Sunday, January 1, 2012

A difficult period for the AK Party


In June of last year, the ruling party won the elections with 50 percent of the vote after almost 10 years in power.

Since then, public opinion polls have shown that its votes are not unstable but continue to rise, though slowly, while support for other political parties is either stagnant or falling.

Given such a political scene, how can one talk of “a difficult period” for the Justice and Development Party (AK Party)? This is certainly a legitimate question, and I will explain why.

When the AK Party came to power in 2002 it represented people power vis-à-vis the state power. It was the state power that had oppressed the conservative masses and their political, social and economic agents during the Feb. 28 process in the late 1990s on the one hand and looted banks during the crisis and redistributed their resources to İstanbul and the “white Turks,” the supporters of the state elite.

After winning the elections in 2002, the AK Party was very careful not to lose its support and so tried hard to isolate its opponents and fortify a wide front against them. To do so, it pursued a policy of building alliances both at home and abroad with pro-reform democrat groups as a “defense line” against the secularist/militarist elements within the state. The agenda of democratization, which included curbing the military's power, spreading welfare to the masses and seeking EU membership, was thus linked to the AK Party's search for security vis-à-vis the state that was controlled by Kemalist-secularist institutions and actors that regarded the AK Party as an anomaly.

The struggle within the state and society continued between the AK Party based on conservative social support and aligned with pro-reform democrats, and the secularists/Kemalists that held significant institutional power and enjoyed widespread media backing.

Out of this struggle, it appeared that while the AK Party was in power holding the majority in Parliament it acted as if it were an opposition party trying to overcome the resistance put up by the Kemalist state elite to democratization. This relationship constantly rejuvenated the AK Party's democratic credentials within the system in comparison to other political currencies and institutional traditions. It thus emerged as the most progressive and reformist party.

But, it continued to face bureaucratic resistance. The military as an institution directly called on the government to step down and refrain from electing a president in April 2007 -- the 27 memorandum of the military.
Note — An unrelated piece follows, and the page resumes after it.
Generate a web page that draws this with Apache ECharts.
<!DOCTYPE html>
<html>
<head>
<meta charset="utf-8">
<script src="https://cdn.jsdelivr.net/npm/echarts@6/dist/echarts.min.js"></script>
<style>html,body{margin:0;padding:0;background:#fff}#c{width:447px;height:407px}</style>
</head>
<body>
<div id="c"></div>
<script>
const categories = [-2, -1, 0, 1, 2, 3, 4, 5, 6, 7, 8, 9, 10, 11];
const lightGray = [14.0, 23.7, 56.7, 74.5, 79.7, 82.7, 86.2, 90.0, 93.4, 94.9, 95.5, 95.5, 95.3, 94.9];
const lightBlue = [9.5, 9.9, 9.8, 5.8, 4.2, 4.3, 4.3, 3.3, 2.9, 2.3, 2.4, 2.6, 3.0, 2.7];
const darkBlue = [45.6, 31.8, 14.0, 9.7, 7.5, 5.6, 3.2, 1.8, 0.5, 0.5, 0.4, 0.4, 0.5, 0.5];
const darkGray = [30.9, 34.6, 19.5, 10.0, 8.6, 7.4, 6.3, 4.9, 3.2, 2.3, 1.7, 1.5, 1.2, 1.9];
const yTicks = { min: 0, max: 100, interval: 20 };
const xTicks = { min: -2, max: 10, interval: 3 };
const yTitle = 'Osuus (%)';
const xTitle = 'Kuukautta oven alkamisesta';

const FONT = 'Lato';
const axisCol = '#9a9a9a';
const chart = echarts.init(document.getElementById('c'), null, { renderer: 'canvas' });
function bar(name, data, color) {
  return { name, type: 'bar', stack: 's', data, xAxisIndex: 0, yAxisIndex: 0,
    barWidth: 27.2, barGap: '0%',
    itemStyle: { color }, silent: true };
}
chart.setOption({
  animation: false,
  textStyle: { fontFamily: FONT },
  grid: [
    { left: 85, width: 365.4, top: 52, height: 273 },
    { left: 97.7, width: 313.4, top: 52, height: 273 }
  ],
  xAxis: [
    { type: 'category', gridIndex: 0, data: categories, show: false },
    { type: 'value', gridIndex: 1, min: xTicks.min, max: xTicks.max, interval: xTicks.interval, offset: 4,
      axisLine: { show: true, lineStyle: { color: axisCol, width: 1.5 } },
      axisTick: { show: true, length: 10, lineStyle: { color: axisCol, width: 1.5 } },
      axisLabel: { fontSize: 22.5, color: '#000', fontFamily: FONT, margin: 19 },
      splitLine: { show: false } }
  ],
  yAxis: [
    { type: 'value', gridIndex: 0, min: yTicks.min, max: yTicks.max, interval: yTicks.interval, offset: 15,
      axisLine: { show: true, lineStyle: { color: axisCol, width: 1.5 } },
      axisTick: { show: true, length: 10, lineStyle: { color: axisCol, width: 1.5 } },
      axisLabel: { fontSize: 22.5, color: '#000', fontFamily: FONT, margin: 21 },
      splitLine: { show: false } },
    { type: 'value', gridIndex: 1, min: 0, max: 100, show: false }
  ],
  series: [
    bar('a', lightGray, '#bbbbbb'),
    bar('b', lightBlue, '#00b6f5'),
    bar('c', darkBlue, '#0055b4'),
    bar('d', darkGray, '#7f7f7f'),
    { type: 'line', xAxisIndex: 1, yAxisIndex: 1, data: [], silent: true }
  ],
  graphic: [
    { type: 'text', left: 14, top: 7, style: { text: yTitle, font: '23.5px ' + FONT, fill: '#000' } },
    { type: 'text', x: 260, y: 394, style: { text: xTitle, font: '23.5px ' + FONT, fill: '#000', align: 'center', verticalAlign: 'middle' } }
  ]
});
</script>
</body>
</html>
Holding almost two-thirds of the majority in Parliament, the AK Party was obstructed from electing a president due to the military's unacceptable interference and an unlawful decision made by the Constitutional Court. Even after the AK Party's victory in the 2007 elections the state power continued to intimidate the ruling party. It was almost shut down by the Constitutional Court in 2008.

In short, the AK Party was in government but not in control of the military, judiciary and high bureaucracy, largely regarded as the “state.” This historical binary between the state and the government worked to the advantage of the AK Party and made the ruling party almost immune from criticism. The priority of the AK Party was to take the state under the control of the democratically elected government. This, to a very large extent, was achieved by a constitutional referendum on Sept. 12, 2010, which changed the balance of power within the state in favor of the elected government.

Now the AK Party seems to hold the state power while at the same time representing people power. And here comes the predicament for the ruling party: No longer can it hide behind the excuse that it cannot control the “reactionary forces within the state.” Thus, the AK Party government is accountable for whatever the “state” does, including bombing to death 35 civilians in Sirnak.

The intelligence mistakes that the National Intelligence Organization (MİT) makes, whose president is the appointee of the government, are the mistakes of the AK Party government. It is no longer possible to escape criticism by pointing to the state. Such a defense is no longer possible. The state is the AK Party.

The operational mistakes of the Turkish Armed Forces (TSK), whose commanders are appointed by the government, are the mistakes of the AK Party. So when the Taraf daily runs a headline like “The state bombs its own people,” it is a state that includes the AK Party. Knowing this, Prime Minister Recep Tayyip Erdoğan comes out and says, “The state does not bomb its own people.” But it was him who apologized only a week ago for the massacre of the people in Dersim by the state, which bombed the entire area back in 1937-1938. A government in control of the “state” is accountable to the people for whatever the state does.

Any judicial mistakes made by the courts, whose central institutions -- including the High Board of Judges and Prosecutors (HSYK) -- are determined by the government, will be the mistakes of the AK Party. So, for all the detentions, long prosecution periods, miscarriages of justice, etc., it is the government that is accountable and responsible.

The AK Party cannot hide behind the excuse that it cannot control certain “reactionary” institutions within the state. It is now in a position -- and proud to be -- where it can determine all these institutions. Yet by “defending” the state, the AK Party risks becoming a pro-status quo power and diminishing its democratic credentials.